“Seperti yang diungkapkan Presiden Joko Widodo bahwa harus ada edukasi dan sosialisasi kepada masyarakat terhadap bencana. Oleh karena itu, tugas relawan selain saat tanggap bencana, juga perlu langkah-langkah preventif,” jelas Budi Santosa.
Apalagi saat ini mulai ada pergeseran paradigma, yakni bagaimana memberdayakan masyarakat. “Oleh karena itu, langkah preventif perlu dilakukan. Tidak hanya pada tanggap bencana,” jelasnya.
Upaya-upaya preventif menghadapi bencana ini bisa merangkul kalangan jurnalistik. Mereka diharapkan bisa berkolaborasi dengan relawan dalam mitigasi bencana. Dengan desiminasi informasi, masyarakat akan lebih mengerti bagaimana menghadapi bencana.

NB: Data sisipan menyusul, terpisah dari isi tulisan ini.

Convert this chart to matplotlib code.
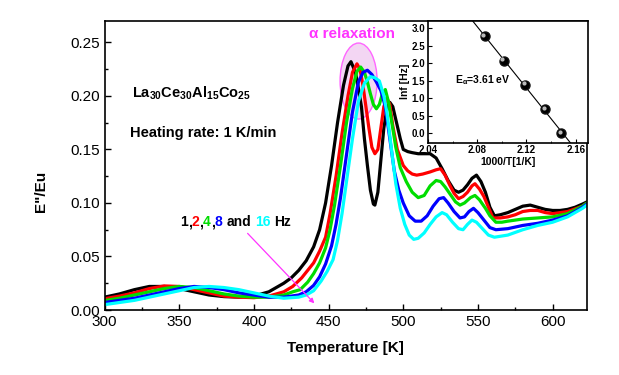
import numpy as np
import matplotlib
matplotlib.use("Agg")
import matplotlib.pyplot as plt
from matplotlib.patches import Ellipse
from matplotlib.ticker import MultipleLocator, FormatStrFormatter
from matplotlib.transforms import offset_copy

plt.rcParams['font.family'] = ['Liberation Sans', 'DejaVu Sans']
plt.rcParams['mathtext.fontset'] = 'custom'
plt.rcParams['mathtext.rm'] = 'Liberation Sans'
plt.rcParams['mathtext.bf'] = 'Liberation Sans:bold'
plt.rcParams['mathtext.it'] = 'Liberation Sans:bold'

# ---------------- data ----------------
T_1hz = [300, 310, 320, 330, 340, 350, 360, 370, 380, 390, 400, 410, 420, 425, 430, 435, 440, 444, 448,
         452, 456, 460, 463, 465, 468, 470, 472, 474, 476, 478, 480, 481, 483, 485, 487, 489, 491, 493,
         496, 498, 500, 503, 506, 510, 514, 518, 522, 526, 530, 534, 537, 540, 543, 546, 549, 552, 555,
         558, 561, 565, 570, 575, 580, 585, 590, 595, 600, 605, 610, 615, 620, 623]
E_1hz = [0.012, 0.015, 0.019, 0.022, 0.022, 0.020, 0.017, 0.014, 0.0125, 0.012, 0.013, 0.017, 0.025,
         0.030, 0.037, 0.046, 0.059, 0.075, 0.100, 0.135, 0.175, 0.210, 0.228, 0.232, 0.222, 0.207,
         0.190, 0.160, 0.135, 0.112, 0.099, 0.098, 0.110, 0.140, 0.170, 0.188, 0.194, 0.190, 0.172,
         0.160, 0.150, 0.148, 0.147, 0.146, 0.146, 0.146, 0.142, 0.132, 0.121, 0.112, 0.110, 0.112,
         0.117, 0.123, 0.126, 0.120, 0.110, 0.096, 0.088, 0.089, 0.091, 0.094, 0.097, 0.098, 0.096,
         0.094, 0.093, 0.093, 0.094, 0.096, 0.099, 0.101]

T_2hz = [300, 310, 320, 330, 340, 350, 360, 370, 380, 390, 400, 410, 420, 426, 432, 436, 440, 444, 448,
         451, 455, 459, 463, 466, 469, 471, 473, 475, 477, 479, 481, 483, 485, 487, 489, 491, 493, 496,
         500, 503, 506, 509, 513, 518, 522, 525, 528, 531, 534, 537, 540, 543, 546, 548, 551, 554, 557,
         560, 565, 570, 575, 580, 585, 590, 595, 600, 610, 620, 623]
E_2hz = [0.0105, 0.013, 0.016, 0.020, 0.0225, 0.022, 0.019, 0.016, 0.013, 0.012, 0.0115, 0.013, 0.017,
         0.022, 0.030, 0.037, 0.044, 0.055, 0.068, 0.090, 0.125, 0.165, 0.200, 0.222, 0.230, 0.225,
         0.210, 0.190, 0.170, 0.152, 0.146, 0.150, 0.170, 0.190, 0.198, 0.192, 0.172, 0.150, 0.135,
         0.130, 0.127, 0.126, 0.127, 0.129, 0.131, 0.132, 0.126, 0.117, 0.109, 0.104, 0.106, 0.110,
         0.116, 0.118, 0.113, 0.106, 0.096, 0.086, 0.086, 0.087, 0.089, 0.092, 0.093, 0.093, 0.091,
         0.090, 0.092, 0.097, 0.100]

T_4hz = [300, 310, 320, 330, 340, 350, 360, 370, 380, 390, 400, 410, 420, 426, 431, 436, 440, 444, 448,
         451, 454, 458, 462, 466, 469, 471.5, 474, 476, 478, 480, 482, 484, 486, 488, 490, 492, 495,
         498, 502, 506, 510, 514, 518, 522, 525, 528, 531, 535, 538, 541, 545, 548, 551, 555, 558, 562,
         566, 570, 580, 590, 600, 610, 620, 623]
E_4hz = [0.0088, 0.011, 0.014, 0.017, 0.020, 0.022, 0.021, 0.018, 0.015, 0.013, 0.012, 0.012, 0.014,
         0.017, 0.019, 0.026, 0.034, 0.044, 0.058, 0.075, 0.098, 0.135, 0.175, 0.207, 0.223, 0.227,
         0.222, 0.213, 0.202, 0.192, 0.188, 0.192, 0.202, 0.206, 0.195, 0.178, 0.152, 0.133, 0.120,
         0.110, 0.105, 0.107, 0.116, 0.121, 0.120, 0.115, 0.109, 0.101, 0.098, 0.100, 0.105, 0.107,
         0.103, 0.095, 0.088, 0.082, 0.082, 0.083, 0.085, 0.086, 0.087, 0.090, 0.097, 0.100]

T_8hz = [300, 310, 320, 330, 340, 350, 360, 370, 380, 390, 400, 410, 420, 430, 435, 440, 444, 448, 452,
         455, 458, 462, 466, 470, 473, 476, 479, 482, 485, 488, 491, 494, 497, 500, 504, 508, 512, 516,
         520, 524, 527, 530, 534, 538, 541, 544, 547, 550, 554, 558, 562, 570, 580, 590, 600, 610, 620,
         623]
E_8hz = [0.007, 0.009, 0.011, 0.014, 0.017, 0.020, 0.022, 0.021, 0.019, 0.016, 0.014, 0.012, 0.012,
         0.014, 0.017, 0.023, 0.031, 0.043, 0.060, 0.080, 0.105, 0.145, 0.185, 0.213, 0.222, 0.224,
         0.220, 0.213, 0.205, 0.190, 0.160, 0.130, 0.112, 0.100, 0.088, 0.083, 0.083, 0.088, 0.097,
         0.104, 0.105, 0.100, 0.092, 0.086, 0.087, 0.092, 0.095, 0.091, 0.084, 0.077, 0.075, 0.076,
         0.079, 0.081, 0.084, 0.088, 0.096, 0.099]

T_16hz = [300, 310, 320, 330, 340, 350, 360, 370, 380, 390, 400, 410, 420, 430, 435, 440, 445, 449, 453,
          456, 459, 462, 466, 470, 474, 478, 481, 484, 487, 489, 491, 493, 495, 498, 501, 504, 507, 510,
          514, 518, 522, 526, 529, 533, 537, 540, 543, 546, 549, 553, 557, 561, 570, 580, 590, 600, 610,
          620, 623]
E_16hz = [0.005, 0.007, 0.009, 0.012, 0.015, 0.018, 0.021, 0.022, 0.021, 0.019, 0.016, 0.013, 0.011,
          0.012, 0.014, 0.018, 0.027, 0.036, 0.047, 0.065, 0.090, 0.120, 0.160, 0.195, 0.212, 0.218,
          0.217, 0.214, 0.200, 0.185, 0.163, 0.140, 0.118, 0.095, 0.080, 0.070, 0.066, 0.067, 0.072,
          0.080, 0.087, 0.091, 0.089, 0.082, 0.076, 0.075, 0.080, 0.084, 0.082, 0.076, 0.070, 0.068,
          0.070, 0.075, 0.079, 0.082, 0.087, 0.095, 0.098]

series_T = [T_1hz, T_2hz, T_4hz, T_8hz, T_16hz]
series_E = [E_1hz, E_2hz, E_4hz, E_8hz, E_16hz]
series_colors = ['#000000', '#ff0000', '#00dd00', '#0000ff', '#00ffff']

# inset (Arrhenius plot)
inv_T = [2.086, 2.1015, 2.119, 2.135, 2.148]
ln_f = [2.77, 2.08, 1.39, 0.69, 0.0]

x_ticks = [300, 350, 400, 450, 500, 550, 600]
y_ticks = [0.00, 0.05, 0.10, 0.15, 0.20, 0.25]

# ---------------- figure ----------------
W, H = 619, 375
fig = plt.figure(figsize=(W / 100, H / 100), dpi=100)
ax = fig.add_axes([104.5 / W, 65 / H, 482.5 / W, 289 / H])

ell = Ellipse((470.1, 0.2139), 24.8, 0.071, facecolor='#f3d6f3', edgecolor='#ff66ff', lw=1.0, zorder=1)
ax.add_patch(ell)

for T, E, c in zip(series_T, series_E, series_colors):
    ax.plot(T, E, color=c, lw=2.3, solid_joinstyle='round', solid_capstyle='round', zorder=2)

ax.set_xlim(300, 623)
ax.set_ylim(0, 0.27)
ax.set_xticks(x_ticks)
ax.set_yticks(y_ticks)
ax.yaxis.set_major_formatter(FormatStrFormatter('%.2f'))
ax.xaxis.set_minor_locator(MultipleLocator(25))
ax.yaxis.set_minor_locator(MultipleLocator(0.025))
ax.tick_params(which='both', direction='in', top=False, right=False, labelsize=11, width=1.0)
ax.tick_params(which='major', length=4.5)
ax.tick_params(which='minor', length=2.5)
for s in ax.spines.values():
    s.set_linewidth(1.2)

ax.set_xlabel('Temperature [K]', fontsize=11, fontweight='bold', labelpad=9)
ax.set_ylabel('E"/Eu', fontsize=11, fontweight='bold')
ax.yaxis.set_label_coords(-0.118, 0.41)

ax.text(466, 0.2578, 'α relaxation', color='#ff33ff', fontsize=11, fontweight='bold',
        ha='center', va='center')
ax.text(318.2, 0.2025, r'$\mathbf{La_{30}Ce_{30}Al_{15}Co_{25}}$', fontsize=10.5,
        ha='left', va='center')
ax.text(317.2, 0.165, 'Heating rate: 1 K/min', fontsize=10.5, fontweight='bold',
        ha='left', va='center')

# multi-coloured frequency label
pieces = [('1', '#000000', 0), (',', '#000000', 0), ('2', '#ff0000', 0), (',', '#000000', 0),
          ('4', '#00dd00', 0), (',', '#000000', 0), ('8', '#0000ff', 0), ('and', '#000000', 2.8),
          ('16', '#00ffff', 2.8), ('Hz', '#000000', 2.8)]
t = ax.text(350.6, 0.0822, pieces[0][0], color=pieces[0][1], fontsize=10, fontweight='bold',
            ha='left', va='center')
for s, c, gap in pieces[1:]:
    t = ax.annotate(s, xy=(1, 0), xycoords=t, xytext=(gap, 0), textcoords='offset points',
                    color=c, fontsize=10, fontweight='bold', ha='left', va='bottom')

ax.annotate('', xy=(440.5, 0.0062), xytext=(395.8, 0.0716),
            arrowprops=dict(arrowstyle='-|>', color='#ff33ff', lw=0.9, mutation_scale=7,
                            shrinkA=0, shrinkB=0))

# ---------------- inset ----------------
ins = fig.add_axes([428 / W, (H - 142.7) / H, 160 / W, 122 / H])
ins.set_facecolor('white')
coef = np.polyfit(inv_T, ln_f, 1)
xl = np.array([2.06, 2.17])
ins.plot(xl, np.polyval(coef, xl), color='black', lw=0.8)
ins.plot(inv_T, ln_f, 'o', color='black', markersize=6.5, markeredgecolor='#111111', zorder=3)
hl = offset_copy(ins.transData, fig=fig, x=-1.0, y=1.0, units='points')
ins.plot(inv_T, ln_f, 'o', color='#bbbbbb', markersize=2, zorder=4, transform=hl)
ins.set_xlim(2.04, 2.17)
ins.set_ylim(-0.27, 3.22)
ins.set_xticks([2.04, 2.08, 2.12, 2.16])
ins.set_yticks([0.0, 0.5, 1.0, 1.5, 2.0, 2.5, 3.0])
ins.xaxis.set_major_formatter(FormatStrFormatter('%.2f'))
ins.yaxis.set_major_formatter(FormatStrFormatter('%.1f'))
ins.xaxis.set_minor_locator(MultipleLocator(0.02))
ins.tick_params(which='both', direction='in', top=False, right=False, labelsize=7, pad=2)
ins.tick_params(which='major', length=3)
ins.tick_params(which='minor', length=1.8)
for lab in ins.get_xticklabels() + ins.get_yticklabels():
    lab.set_fontweight('bold')
for s in ins.spines.values():
    s.set_linewidth(1.2)
ins.set_xlabel('1000/T[1/K]', fontsize=7.5, fontweight='bold', labelpad=1)
ins.set_ylabel('lnf [Hz]', fontsize=7.5, fontweight='bold', labelpad=1)
ins.text(2.0617, 1.52, r'E$_{\alpha}$=3.61 eV', fontsize=7.5, fontweight='bold',
         ha='left', va='center')

fig.savefig('out.png', dpi=100)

“Kerja sama ini untuk penyebaran informasi tentang kebencanaan. Supaya masyarakat lebih paham menghadapi bencana,” ungkap Lutfil Hakim yang juga menjadi pembicara dalam rakor tersebut.
Menurutnya, para jurnalis bisa dberikan pemahaman tentang bencana. Hal ini merupakan nilai tambah dan bisa meningkatkan kompetensi wartawan. Di sisi lain, peran relawan organisasi mitra SRPB Jatim di daerah bisa mengumpulkan aktivis media sosial (medsos) untuk diberikan pelatihan jurnalistik oleh PWI. “Tujuannya supaya ada standardisasi jurnalistik dan tidak menulis hal-hal yang mengandung hoaks,” tukas Lutfil Hakim.
Sementara, Koordinator SRPB Jatim Dian Harmuningsih mengaku sangat berterima kasih dengan adanya MoU ini. Nantinya para relawan kebencanaan bisa mendapat ilmu tambahan tentang jurnalistik.
“Saya bersyukur bisa bekerja sama dengan PWI Jatim. Kami berharap kegiatan-kegiatan kami bisa disebarluaskan kepada masyarakat lewat PWI,” ungkapnya.
Selain itu, para relawan di organisasi mitra SRPB Jatim bisa menambah ilmunya tentang jurnalistik. Sehingga bila mereka berada di daerah bencana bisa membuat laporan yang sesuai dengan kaidah-kaidah jurnalistik.